* What to work on *
Word for word, print each line of the listing below; pictures stay out.

* Data block *

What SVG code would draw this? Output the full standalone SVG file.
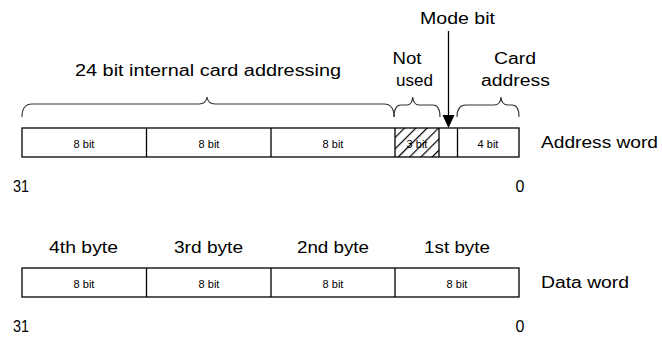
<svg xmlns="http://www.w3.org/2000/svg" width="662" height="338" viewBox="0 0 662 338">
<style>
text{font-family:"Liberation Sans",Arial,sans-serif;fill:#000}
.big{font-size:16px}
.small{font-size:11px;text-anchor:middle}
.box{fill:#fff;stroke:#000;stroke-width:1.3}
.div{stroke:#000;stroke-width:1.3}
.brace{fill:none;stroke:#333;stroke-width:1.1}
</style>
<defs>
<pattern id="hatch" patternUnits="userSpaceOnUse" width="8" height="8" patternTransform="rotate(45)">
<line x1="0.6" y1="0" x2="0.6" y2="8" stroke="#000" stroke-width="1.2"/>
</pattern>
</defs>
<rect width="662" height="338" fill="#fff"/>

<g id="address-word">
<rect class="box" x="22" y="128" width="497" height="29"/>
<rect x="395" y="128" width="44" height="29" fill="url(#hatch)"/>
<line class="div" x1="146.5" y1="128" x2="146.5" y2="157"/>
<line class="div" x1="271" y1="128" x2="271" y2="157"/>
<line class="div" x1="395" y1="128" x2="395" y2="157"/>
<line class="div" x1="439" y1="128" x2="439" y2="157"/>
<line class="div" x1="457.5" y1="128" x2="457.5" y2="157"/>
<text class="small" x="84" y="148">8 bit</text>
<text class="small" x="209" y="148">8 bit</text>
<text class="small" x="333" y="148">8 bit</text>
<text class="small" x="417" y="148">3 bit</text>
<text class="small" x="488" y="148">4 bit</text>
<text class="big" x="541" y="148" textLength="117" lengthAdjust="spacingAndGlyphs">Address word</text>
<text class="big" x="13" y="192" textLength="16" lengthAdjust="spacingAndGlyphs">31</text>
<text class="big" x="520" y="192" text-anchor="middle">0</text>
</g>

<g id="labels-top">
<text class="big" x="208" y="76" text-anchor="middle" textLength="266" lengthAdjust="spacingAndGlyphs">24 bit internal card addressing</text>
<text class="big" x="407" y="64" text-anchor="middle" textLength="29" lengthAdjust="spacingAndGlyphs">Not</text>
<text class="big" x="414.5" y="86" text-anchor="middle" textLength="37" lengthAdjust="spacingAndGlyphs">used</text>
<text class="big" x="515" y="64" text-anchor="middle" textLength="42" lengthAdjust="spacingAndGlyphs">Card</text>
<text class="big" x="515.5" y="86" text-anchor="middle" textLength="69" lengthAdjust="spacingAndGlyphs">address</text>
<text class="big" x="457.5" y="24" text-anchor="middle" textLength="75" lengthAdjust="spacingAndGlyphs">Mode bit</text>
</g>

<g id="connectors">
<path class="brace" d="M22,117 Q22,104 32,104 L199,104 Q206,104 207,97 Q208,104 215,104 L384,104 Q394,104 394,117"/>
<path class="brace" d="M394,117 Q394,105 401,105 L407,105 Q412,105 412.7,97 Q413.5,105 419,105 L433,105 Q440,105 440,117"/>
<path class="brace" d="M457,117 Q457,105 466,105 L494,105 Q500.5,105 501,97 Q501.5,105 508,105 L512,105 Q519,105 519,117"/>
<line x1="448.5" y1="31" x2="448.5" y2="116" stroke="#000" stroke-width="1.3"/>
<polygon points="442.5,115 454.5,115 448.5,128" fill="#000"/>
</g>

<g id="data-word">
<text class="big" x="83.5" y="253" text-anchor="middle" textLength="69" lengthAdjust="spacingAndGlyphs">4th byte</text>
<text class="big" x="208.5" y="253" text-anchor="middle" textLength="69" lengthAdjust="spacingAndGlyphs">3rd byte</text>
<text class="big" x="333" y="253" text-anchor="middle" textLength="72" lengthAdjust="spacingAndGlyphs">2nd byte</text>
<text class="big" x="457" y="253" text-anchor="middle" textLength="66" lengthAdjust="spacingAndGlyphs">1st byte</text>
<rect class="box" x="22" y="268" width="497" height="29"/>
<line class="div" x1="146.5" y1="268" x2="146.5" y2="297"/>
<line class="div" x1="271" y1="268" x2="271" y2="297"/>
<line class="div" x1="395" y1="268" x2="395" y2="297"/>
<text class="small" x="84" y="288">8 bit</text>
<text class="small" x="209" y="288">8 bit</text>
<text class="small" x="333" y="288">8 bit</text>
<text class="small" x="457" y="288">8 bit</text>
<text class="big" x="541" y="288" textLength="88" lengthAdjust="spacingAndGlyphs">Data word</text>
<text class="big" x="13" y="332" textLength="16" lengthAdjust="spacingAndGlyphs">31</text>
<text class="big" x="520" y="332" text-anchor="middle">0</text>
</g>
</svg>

* Result of the exercise *
What SVG code would draw this? Output the full standalone SVG file.
<svg xmlns="http://www.w3.org/2000/svg" width="662" height="338" viewBox="0 0 662 338">
<style>
text{font-family:"Liberation Sans",Arial,sans-serif;fill:#000}
.big{font-size:16px}
.small{font-size:11px;text-anchor:middle}
.box{fill:#fff;stroke:#000;stroke-width:1.3}
.div{stroke:#000;stroke-width:1.3}
.brace{fill:none;stroke:#333;stroke-width:1.1}
</style>
<defs>
<pattern id="hatch" patternUnits="userSpaceOnUse" width="8" height="8" patternTransform="rotate(45)">
<line x1="0.6" y1="0" x2="0.6" y2="8" stroke="#000" stroke-width="1.2"/>
</pattern>
</defs>
<rect width="662" height="338" fill="#fff"/>

<g id="address-word">
<rect class="box" x="22" y="128" width="497" height="29"/>
<rect x="395" y="128" width="44" height="29" fill="url(#hatch)"/>
<line class="div" x1="146.5" y1="128" x2="146.5" y2="157"/>
<line class="div" x1="271" y1="128" x2="271" y2="157"/>
<line class="div" x1="395" y1="128" x2="395" y2="157"/>
<line class="div" x1="439" y1="128" x2="439" y2="157"/>
<line class="div" x1="457.5" y1="128" x2="457.5" y2="157"/>
<text class="small" x="84" y="148">8 bit</text>
<text class="small" x="209" y="148">8 bit</text>
<text class="small" x="333" y="148">8 bit</text>
<text class="small" x="417" y="148">3 bit</text>
<text class="small" x="488" y="148">4 bit</text>
<text class="big" x="541" y="148" textLength="117" lengthAdjust="spacingAndGlyphs">Address word</text>
<text class="big" x="13" y="192" textLength="16" lengthAdjust="spacingAndGlyphs">31</text>
<text class="big" x="520" y="192" text-anchor="middle">0</text>
</g>

<g id="labels-top">
<text class="big" x="208" y="76" text-anchor="middle" textLength="266" lengthAdjust="spacingAndGlyphs">24 bit internal card addressing</text>
<text class="big" x="407" y="64" text-anchor="middle" textLength="29" lengthAdjust="spacingAndGlyphs">Not</text>
<text class="big" x="414.5" y="86" text-anchor="middle" textLength="37" lengthAdjust="spacingAndGlyphs">used</text>
<text class="big" x="515" y="64" text-anchor="middle" textLength="42" lengthAdjust="spacingAndGlyphs">Card</text>
<text class="big" x="515.5" y="86" text-anchor="middle" textLength="69" lengthAdjust="spacingAndGlyphs">address</text>
<text class="big" x="457.5" y="24" text-anchor="middle" textLength="75" lengthAdjust="spacingAndGlyphs">Mode bit</text>
</g>

<g id="connectors">
<path class="brace" d="M22,117 Q22,104 32,104 L199,104 Q206,104 207,97 Q208,104 215,104 L384,104 Q394,104 394,117"/>
<path class="brace" d="M394,117 Q394,105 401,105 L407,105 Q412,105 412.7,97 Q413.5,105 419,105 L433,105 Q440,105 440,117"/>
<path class="brace" d="M457,117 Q457,105 466,105 L494,105 Q500.5,105 501,97 Q501.5,105 508,105 L512,105 Q519,105 519,117"/>
<line x1="448.5" y1="31" x2="448.5" y2="116" stroke="#000" stroke-width="1.3"/>
<polygon points="442.5,115 454.5,115 448.5,128" fill="#000"/>
</g>

<g id="data-word">
<text class="big" x="83.5" y="253" text-anchor="middle" textLength="69" lengthAdjust="spacingAndGlyphs">4th byte</text>
<text class="big" x="208.5" y="253" text-anchor="middle" textLength="69" lengthAdjust="spacingAndGlyphs">3rd byte</text>
<text class="big" x="333" y="253" text-anchor="middle" textLength="72" lengthAdjust="spacingAndGlyphs">2nd byte</text>
<text class="big" x="457" y="253" text-anchor="middle" textLength="66" lengthAdjust="spacingAndGlyphs">1st byte</text>
<rect class="box" x="22" y="268" width="497" height="29"/>
<line class="div" x1="146.5" y1="268" x2="146.5" y2="297"/>
<line class="div" x1="271" y1="268" x2="271" y2="297"/>
<line class="div" x1="395" y1="268" x2="395" y2="297"/>
<text class="small" x="84" y="288">8 bit</text>
<text class="small" x="209" y="288">8 bit</text>
<text class="small" x="333" y="288">8 bit</text>
<text class="small" x="457" y="288">8 bit</text>
<text class="big" x="541" y="288" textLength="88" lengthAdjust="spacingAndGlyphs">Data word</text>
<text class="big" x="13" y="332" textLength="16" lengthAdjust="spacingAndGlyphs">31</text>
<text class="big" x="520" y="332" text-anchor="middle">0</text>
</g>
</svg>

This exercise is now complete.